Les formalités devant être accomplies par les personnes qui envisagent d’effectuer des opérations d’investissement à l’étranger sont appelées formalités pré-règlements dans le jargon de l’IGOC-24.

Ces formalités consistent en un ensemble de documents justificatifs devant être remis aux banques, préalablement à l’exécution par ces dernières des paiements au titre des opérations relatives aux opérations d’investissements à l’étranger. Ces documents, tel que définis par l’article 169 de l’IGOC-24, sont les suivants :

 -Une fiche comportant des informations sur la personne morale résidente et sur l’investissement à réaliser à l’étranger établie par l’investisseur conformément au modèle joint en annexe 5 de l’ IGOC-24, accompagnée, le cas échéant, des contrats de prêts et/ou d’avances en compte courant d’associés ;

 – Le « plan d’affaires » de l’investissement à réaliser ;

-L’engagement avoirs à l’étranger signé et légalisé par les autorités compétentes, établi conformément au modèle joint en annexe 6 de l’IGOC-24 ;

– Le budget de fonctionnement lorsque l’investissement porte sur des bureaux de liaison, de représentation ou de succursales ;

– Une attestation émanant d’un commissaire aux comptes certifiant « sans réserve » la comptabilité de l’investisseur, au titre de l’exercice précédant l’année où l’investissement sera réalisé.

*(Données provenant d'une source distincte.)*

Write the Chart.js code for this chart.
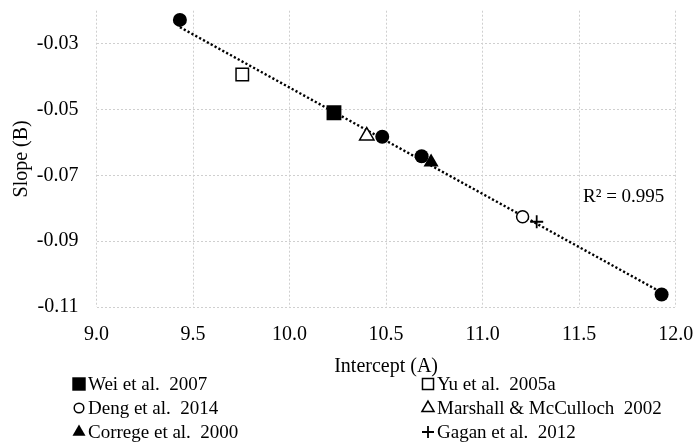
<!DOCTYPE html>
<html>
<head>
<meta charset="utf-8">
<script src="https://cdn.jsdelivr.net/npm/chart.js@4/dist/chart.umd.min.js"></script>
<style>
  html, body { margin: 0; padding: 0; background: #fff; }
  #wrap { width: 695px; height: 443px; }
</style>
</head>
<body>
<div id="wrap"><canvas id="chart" width="695" height="443"></canvas></div>
<script>
// ---------------- Data ----------------
const weiX = [10.23];
const weiY = [-0.0510];
const yuX = [9.755];
const yuY = [-0.0394];
const dengX = [11.207];
const dengY = [-0.0826];
const marshallX = [10.40];
const marshallY = [-0.0580];
const corregeX = [10.733];
const corregeY = [-0.0660];
const gaganX = [11.28];
const gaganY = [-0.0841];
const thisX = [9.432, 10.48, 10.684, 11.927];
const thisY = [-0.0228, -0.0583, -0.0642, -0.1062];
const trendX = [9.432, 11.927];
const trendY = [-0.0250, -0.1056];

const legendLabels = ["Wei et al.  2007", "Yu et al.  2005a", "Deng et al.  2014",
                      "Marshall & McCulloch  2002", "Correge et al.  2000", "Gagan et al.  2012"];
const yTicks = [-0.11, -0.09, -0.07, -0.05, -0.03];
const r2Text = "R\u00b2 = 0.995";

const FONT = "'Liberation Serif', 'Times New Roman', serif";
const pts = (xs, ys) => xs.map((x, i) => ({ x: x, y: ys[i] }));

// marker style per legend entry (radius = plot marker, lr = legend marker)
const markers = [
  { pointStyle: "rect", radius: 10.5, lr: 9.5, fill: "#000", stroke: "#000", bw: 0 },
  { pointStyle: "rect", radius: 8.8, lr: 7.8, fill: "#fff", stroke: "#000", bw: 1.5 },
  { pointStyle: "circle", radius: 6, lr: 4.8, fill: "#fff", stroke: "#000", bw: 1.5 },
  { pointStyle: "triangle", radius: 8.3, lr: 7, fill: "#fff", stroke: "#000", bw: 1.5 },
  { pointStyle: "triangle", radius: 8.7, lr: 7.5, fill: "#000", stroke: "#000", bw: 0 },
  { pointStyle: "cross", radius: 6.5, lr: 6, fill: "#000", stroke: "#000", bw: 1.8 }
];
const series = [[weiX, weiY], [yuX, yuY], [dengX, dengY], [marshallX, marshallY], [corregeX, corregeY], [gaganX, gaganY]];

const datasets = series.map((s, i) => ({
  label: legendLabels[i],
  data: pts(s[0], s[1]),
  showLine: false,
  pointStyle: markers[i].pointStyle,
  pointRadius: markers[i].radius,
  pointBackgroundColor: markers[i].fill,
  pointBorderColor: markers[i].stroke,
  pointBorderWidth: markers[i].bw
}));
datasets.push({
  label: "",
  data: pts(thisX, thisY),
  showLine: false,
  pointStyle: "circle",
  pointRadius: 7,
  pointBackgroundColor: "#000",
  pointBorderColor: "#000",
  pointBorderWidth: 0
});
datasets.push({
  label: "trend",
  data: pts(trendX, trendY),
  showLine: true,
  borderColor: "#000",
  borderWidth: 2.4,
  borderDash: [2.2, 2.2],
  pointRadius: 0
});

// legend in two columns + R² label
const extras = {
  id: "extras",
  afterDraw(chart) {
    const ctx = chart.ctx;
    ctx.save();
    ctx.font = "19px " + FONT;
    ctx.textBaseline = "middle";
    ctx.textAlign = "left";
    const colX = [79, 428];
    const rowY = [384, 408, 432];
    legendLabels.forEach((lab, i) => {
      const cx = colX[i % 2], cy = rowY[Math.floor(i / 2)];
      const m = markers[i];
      ctx.fillStyle = m.fill;
      ctx.strokeStyle = m.stroke;
      ctx.lineWidth = m.bw;
      Chart.helpers.drawPoint(ctx, { pointStyle: m.pointStyle, radius: m.lr, borderWidth: m.bw }, cx, cy);
      ctx.fillStyle = "#000";
      ctx.fillText(lab, 88 + (i % 2) * 349, cy + 1);
    });
    // R² label
    const xs = chart.scales.x, ys = chart.scales.y;
    ctx.fillText(r2Text, xs.getPixelForValue(11.52), ys.getPixelForValue(-0.0766));
    ctx.restore();
  }
};

new Chart(document.getElementById("chart"), {
  type: "scatter",
  data: { datasets: datasets },
  options: {
    responsive: false,
    animation: false,
    layout: { padding: { left: 0, right: 19.3, top: 10.7, bottom: 64 } },
    plugins: { legend: { display: false }, tooltip: { enabled: false } },
    scales: {
      x: {
        type: "linear",
        min: 9, max: 12,
        afterFit: s => { s.height = 72; s.paddingLeft = 0; s.paddingRight = 0; },
        ticks: { stepSize: 0.5, padding: 16, color: "#000", font: { family: FONT, size: 20 },
                 callback: v => Number(v).toFixed(1) },
        grid: { color: "#cfcfcf", lineWidth: 1, drawTicks: false },
        border: { display: false, dash: [2, 2] },
        title: { display: true, text: "Intercept (A)", color: "#000", font: { family: FONT, size: 20 },
                 padding: { top: 0, bottom: 0 } }
      },
      y: {
        type: "linear",
        min: -0.11, max: -0.02,
        afterBuildTicks: scale => { scale.ticks = yTicks.map(v => ({ value: v })); },
        afterFit: s => { s.width = 96.5; s.paddingTop = 0; s.paddingBottom = 0; },
        ticks: { padding: 18, color: "#000", font: { family: FONT, size: 20 },
                 callback: v => Number(v).toFixed(2) },
        grid: { color: "#cfcfcf", lineWidth: 1, drawTicks: false },
        border: { display: false, dash: [2, 2] },
        title: { display: true, text: "Slope (B)", color: "#000", font: { family: FONT, size: 20 },
                 padding: { top: 10, bottom: 0 } }
      }
    }
  },
  plugins: [extras]
});
</script>
</body>
</html>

Venons maintenant à l’obligation d’accomplissement de certaines formalités par les banques pour le compte de l’Office des Changes.

Les formalités devant être accomplies par les banques pour le compte de l’Office des Changes sont appelées formalités post-règlements dans le jargon de l’IGOC-24.

Ces formalités , communes à toutes les transactions librement réalisables en vertu de la règlementation des changes, sont appelées ainsi car il  s’agit de démarches devant être accomplies postérieurement à la réalisation des opérations relatives aux    opérations d’investissement à l’étranger.

Ces démarches englobent deux éléments : la conservation des documents justificatifs et la transmission des informations.

Ces éléments ont été présentés de manière détaillée dans la cent dixième partie de notre entretien.